For a Human-Centered AI

Chips ACT: FBK among key players in Italian Pilot Line for advanced microchips

April 17, 2024

15 million for silicon carbide research and new laboratories dedicated to semiconductors planned for FBK

The European Chips Joint Undertaking has given a positive assessment for the first four Pilot Lines, including the Italian one led by CNR Catania.
The WBG (Wide Band Gap) Pilot Line project, led by Italy and carried out in collaboration with Finland, Poland, Sweden, Austria, France and Germany, involves the creation of a highly innovative infrastructure specialized in research on new WBG, wide band gap materials, such as silicon carbide and gallium nitride, which are fundamental for the development of devices for applications such as automotive, communications, space and renewables.

The positive assessment of the Italian project, along with those promoted by CEA leti (France), Fraunhofer (Germany) and IMEC (Belgium), positions Italy and its research centers in a small group of leading institutions in the field of microelectronics. The project will be led by the CNR in Catania (Imm), which is recognized as an ideal candidate because of its established research background in the field. The other Italian partners include Fondazione Bruno Kessler, Pavia based Chips.IT Foundation, and the IUNET interuniversity consortium.

FBK was chosen as a research and innovation partner because of its established background in the development of high reliability and quality sensors, as well as the availability of state-of-the-art laboratories.

These Pilot Lines are one of the most important actions of the so-called Chips Act, which aims to recover economic competitiveness and security for Europe in strategic sectors such as semiconductors. FBK was selected due to its very long experience and ability to combine research on these materials with the production of prototypes. – said , head of the FBK Micro and Nano Characterization and Fabrication facility – In particular, this project focuses on new semiconductors, for example silicon carbide and gallium nitride. Why these semiconductors? Because they provide higher efficiency and both electronic and mechanical performance in devices compared to silicon. So here is also an opportunity for FBK to be part of the development of high-efficiency systems that will more easily enable green conversion of our ways of moving or producing energy. In fact, silicon carbide in particular is excellent for preparing components in electric motors, in photovoltaic conversion systems and in other areas, such as high-frequency communications.”

The projected funding for FBK is 15 Million euros that will be used for upgrading the technologies available at its laboratories so as to ensure “state of the art and beyond” support for external users that include other research entities and companies.

In fact, FBK’s Center for Sensors & Devices  has three Cleanrooms for semiconductor processing, laboratories with high cleanliness control suitable for processing silicon wafers from which to obtain sensors and MEMS – micro-electromechanical devices.There are many prestigious projects where FBK contributes its devices, from high-energy physics experiments at CERN in Geneva, to missions in space, with components supplied for satellite control and radiation detection, as well as numerous collaborations with both national and international companies.

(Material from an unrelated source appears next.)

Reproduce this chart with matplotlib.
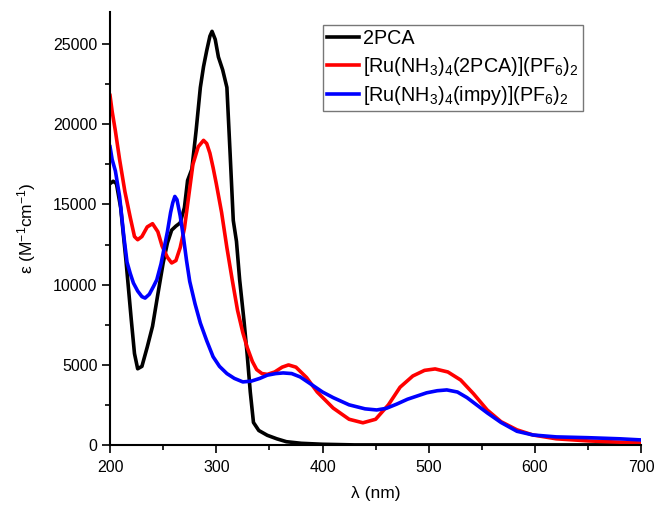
import numpy as np
import matplotlib.pyplot as plt
from matplotlib.ticker import MultipleLocator

plt.rcParams['font.family'] = ['Liberation Sans', 'DejaVu Sans']
plt.rcParams['mathtext.default'] = 'regular'

# 2PCA
wl_pca = [200, 203, 206, 210, 215, 220, 223, 226, 230, 235, 240, 245, 250, 254, 258, 262, 266,
          270, 273, 277, 281, 285, 288, 291, 294, 296, 299, 302, 306, 310, 313, 316, 319, 322,
          326, 329, 332, 335, 340, 348, 357, 366, 380, 400, 430, 500, 600, 700]
eps_pca = [16300, 16450, 16300, 14800, 11500, 7800, 5700, 4750, 4900, 6100, 7400, 9400, 11350, 12600,
           13400, 13650, 13850, 14800, 16500, 17200, 19600, 22300, 23600, 24600, 25500, 25800, 25300,
           24200, 23400, 22300, 18200, 14000, 12700, 10300, 7800, 5700, 3300, 1400, 900, 600, 380,
           200, 100, 40, 0, 0, 0, 0]

# [Ru(NH3)4(2PCA)](PF6)2
wl_ru1 = [200, 202, 205, 209, 214, 219, 223, 226, 230, 235, 240, 245, 249, 254, 258, 262, 266,
          270, 274, 278, 283, 288, 291, 294, 297, 300, 305, 310, 315, 320, 325, 329, 334, 338,
          343, 348, 355, 362, 368, 375, 385, 395, 410, 425, 438, 450, 462, 473, 485, 496, 506,
          518, 530, 542, 555, 568, 583, 598, 620, 650, 680, 700]
eps_ru1 = [21800, 20800, 19600, 17800, 15800, 14200, 13000, 12800, 13000, 13600, 13800, 13300, 12400,
           11700, 11350, 11500, 12300, 13500, 15500, 17500, 18600, 19000, 18800, 18200, 17300, 16300,
           14500, 12300, 10300, 8400, 7000, 6100, 5200, 4700, 4450, 4400, 4550, 4850, 4990, 4850,
           4200, 3300, 2300, 1600, 1380, 1600, 2500, 3600, 4300, 4650, 4740, 4550, 4050, 3200, 2180,
           1450, 940, 620, 380, 250, 170, 120]

# [Ru(NH3)4(impy)](PF6)2
wl_ru2 = [200, 202, 205, 209, 213, 216, 219, 222, 226, 230, 233, 237, 241, 244, 248, 251, 254,
          257, 259, 261, 263, 266, 269, 272, 275, 280, 285, 291, 297, 303, 310, 317, 325, 333,
          341, 348, 356, 363, 371, 379, 390, 400, 410, 425, 440, 451, 460, 470, 480, 489, 498,
          508, 517, 527, 536, 546, 555, 568, 583, 598, 620, 650, 680, 700]
eps_ru2 = [18600, 17800, 17100, 15500, 13000, 11400, 10700, 10100, 9600, 9250, 9160, 9400, 9900, 10300,
           11300, 12300, 13300, 14500, 15100, 15500, 15300, 14300, 13000, 11500, 10200, 8800, 7600,
           6500, 5500, 4900, 4450, 4150, 3930, 3980, 4150, 4350, 4450, 4490, 4450, 4240, 3750, 3300,
           2950, 2500, 2250, 2180, 2280, 2550, 2850, 3050, 3250, 3380, 3430, 3300, 2950, 2450, 2000,
           1400, 850, 620, 500, 450, 380, 310]

fig = plt.figure(figsize=(6.55, 5.05), dpi=100)
ax = fig.add_axes([0.168, 0.119, 0.811, 0.857])

ax.plot(wl_pca, eps_pca, color='black', lw=2.6, label='2PCA')
ax.plot(wl_ru1, eps_ru1, color='#ff0000', lw=2.6, label=r'[Ru(NH$_3$)$_4$(2PCA)](PF$_6$)$_2$')
ax.plot(wl_ru2, eps_ru2, color='#0000ff', lw=2.6, label=r'[Ru(NH$_3$)$_4$(impy)](PF$_6$)$_2$')

ax.set_xlim(200, 700)
ax.set_ylim(0, 27000)
ax.xaxis.set_major_locator(MultipleLocator(100))
ax.xaxis.set_minor_locator(MultipleLocator(50))
ax.yaxis.set_major_locator(MultipleLocator(5000))
ax.yaxis.set_minor_locator(MultipleLocator(2500))
ax.tick_params(which='major', direction='out', length=6, width=1.2, labelsize=11.5)
ax.tick_params(axis='x', which='major', pad=5)
ax.tick_params(axis='y', which='major', pad=3)
ax.tick_params(which='minor', direction='out', length=3.5, width=1.2)
for s in ['top', 'right']:
    ax.spines[s].set_visible(False)
for s in ['left', 'bottom']:
    ax.spines[s].set_linewidth(1.5)

ax.set_xlabel('λ (nm)', fontsize=12.5, labelpad=8)
ax.set_ylabel(r'ε (M$^{-1}$cm$^{-1}$)', fontsize=12.5, labelpad=11)

leg = ax.legend(loc='upper left', bbox_to_anchor=(0.401, 0.97), fontsize=14.2, frameon=True,
                fancybox=False, edgecolor='#555555', handlelength=1.6, handletextpad=0.25,
                borderpad=0.2, labelspacing=0.33, borderaxespad=0)
leg.get_frame().set_linewidth(1.0)

fig.savefig('out.png', dpi=100)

Specifically in the WBG Pilot Line, the Foundation will be tasked with expanding its micro- and nanofabrication technology by flanking silicon, its own workhorse, with silicon carbide. Silicon carbide is a semiconductor particularly suitable for high-stress applications such as power electronics and high and very high frequency communications. FBK will contribute to the development of silicon carbide sensors and MEMS to be integrated initially into electric vehicle systems and space communication systems, and then pave the way for new possibilities for the fabrication of highly innovative, industrialization-oriented sensors. The project includes European funds of 180 million euros, plus additional government and private funding, bringing the total to about 360 million euros, including 212 million for the Catania plant.

The Pilot Lines are true research forges for advanced microchips, institutionalized by the European Chips Act to ensure that Europe’s technological and competitive edge is maintained.  To this end, the European Union is promoting the strengthening and creation of these facilities within the Union through calls for proposals with a total value of 1.67 billion euros, which will double to about 3.3 billion euros with the involvement of funding from member States.

The Pilot Lines will operate as open infrastructures supporting in particular research institutions, universities and companies, to which they will offer services, access and prototypes useful for strengthening market capabilities in Europe in the strategic chip sector.

“This result is particularly prestigious because the selection of partners was based on criteria of excellence and reliability in both science and innovation,” Lorenza Ferrario, FBK Micro and Nano Characterization and Fabrication facility Head added. “FBK‘s participation in the WBG Pilot Line joins the recent “green light” of the IPCEI ME/CNT (IPCEI Microelectronics and Communication Technology) project, which also sees FBK among the partners. This double achievement now allows the Foundation to contribute directly to the development of European strategies in the strategic field of micro and nanotechnology.”